Curation and Dissemination of Complex Multi-modal Data Sets for Radiation Detection, Localization, and Tracking
Nicolas Abgrall, Mark S. Bandstra, Reynold J. Cooper, Marco Salathe, Brian J. Quiter, Rajesh Sankaran, Yongho Kim, Sean Shahkarami
TL;DR
This work presents PANDAWN, a 13-node urban, multi-modal sensing network for radiological detection, localization, and tracking. It describes an automated labeling and curation pipeline that fuses radiation, environmental, and contextual data using edge computing and a cloud-backed data store, enabling scalable, ground-truth-rich datasets. The approach combines continuous edge calibration, NMF-based background modeling, and computer-vision–based contextual labeling (YOLOv10 and Norfair) with triggered acquisition for event-driven data capture, and demonstrates several studies that leverage the curated data for isotope identification, background adaptation, and network-wide data fusion. The datasets and labeled resources aim to accelerate development of radiological/nuclear analytics and broader nonproliferation insights, with data sharing planned through public repositories.
Abstract
The PANDAWN sensor network in Chicago, IL, is a state-of-the-art test-bed for networked, multi-modal sensing. It integrates AI/data science methods into its operation, from data acquisition to automated data labeling and curation workflows.

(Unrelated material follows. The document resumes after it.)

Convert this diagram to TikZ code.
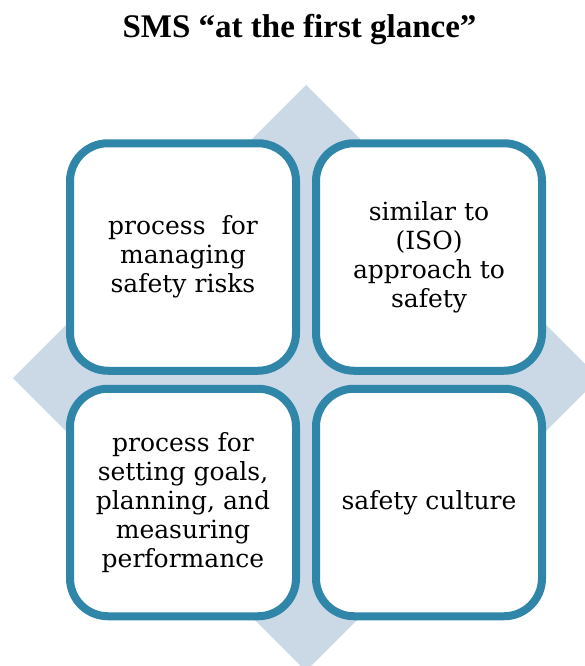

The curation and dissemination of diverse multi-modal data sets will enable the development of new radiological/nuclear (R/N) detection, localization, and tracking algorithms, and methods relevant across the nonproliferation mission space. This paper first introduces the PANDAWN sensor network and the features that make it stand out from previous multi-modal data acquisition efforts. We then review the various data streams acquired on the PANDAWN nodes, and present the implementation of an automated data curation pipeline that includes the labeling of radiation and contextual data streams. We finally provide a short overview of different studies that leveraged the curated data sets.